By Fernando Labastida

So, there’s a recession on the way, or already here. Some accounts say it’s going to get pretty bad, and others are not so pessimistic. All I know is that the job losses have been worse than expected, and despite yessterday’s upswing in the stock market due to the Fed’s offer to lend banks $200 billion in exchange for risky mortgage debt, others are not so sanguine about the move.

What are corporate IT departments to do in the midst of such uncertain economic times? Is this the time to retrench and not invest in software? Not on your life. Most companies are probably in the middle of one integration project or another, such as building a SOA infrastructure, building a data warehouse for business intelligence purposes, migrating old data from legacy applications to a new SaaS application, or connecting their CRM, accounting, ERP, project management, inventory management or manufacturing operations in order to make their business more efficient.

These projects are all oriented towards one thing: decreasing costs, and increasing revenue. This is no longer the late 90s / early 2000s. Corporations no longer purchase software to acquire “cool technology.” Software projects are now purely utilitarian, with CIOs focusing on bottom line as well as top line revenues only.

What corporate IT departments need to do is stop messing around and get going with these projects.

If projects are being delayed because of the use of custom code, companies need to acquire a tool to cut down development time. This is not the time to “do-it-yourself.”
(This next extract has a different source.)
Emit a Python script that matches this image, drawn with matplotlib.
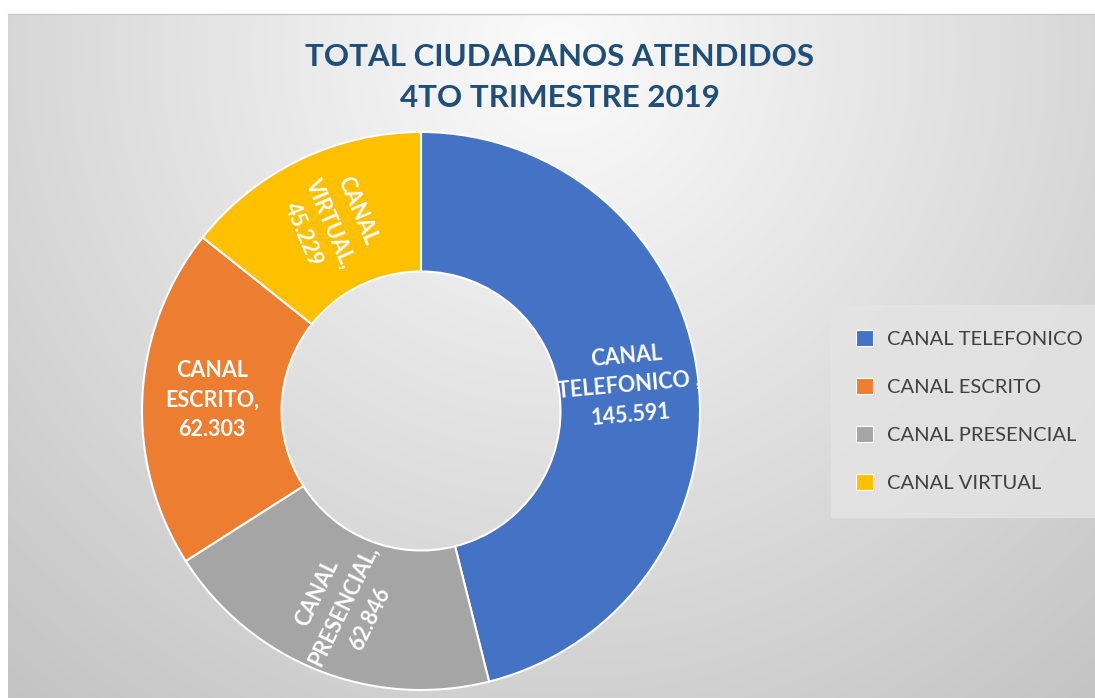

Here are the reasons for acquiring a tool, such as (surprise) an integration tool, rather than relying on labor-intensive manual processes, during a recession:

  • Low total cost of ownership
  • Faster time to market
  • Flexible, scalable implementations
  • Higher level of integration with third-party technology
  • Integrated, cross-functional processes
  • Automated, standardized design processes
  • Optimization of development resources
  • High reliability through proven performance
  • Self-documenting

This is no time to use your valuable development resources on the mundane task of integrating applications. They need to be put on tasks designed to optimize efficiency in order to weather the hard times. This is the moment you’ve been waiting for, the moment to acquire labor-saving software tools.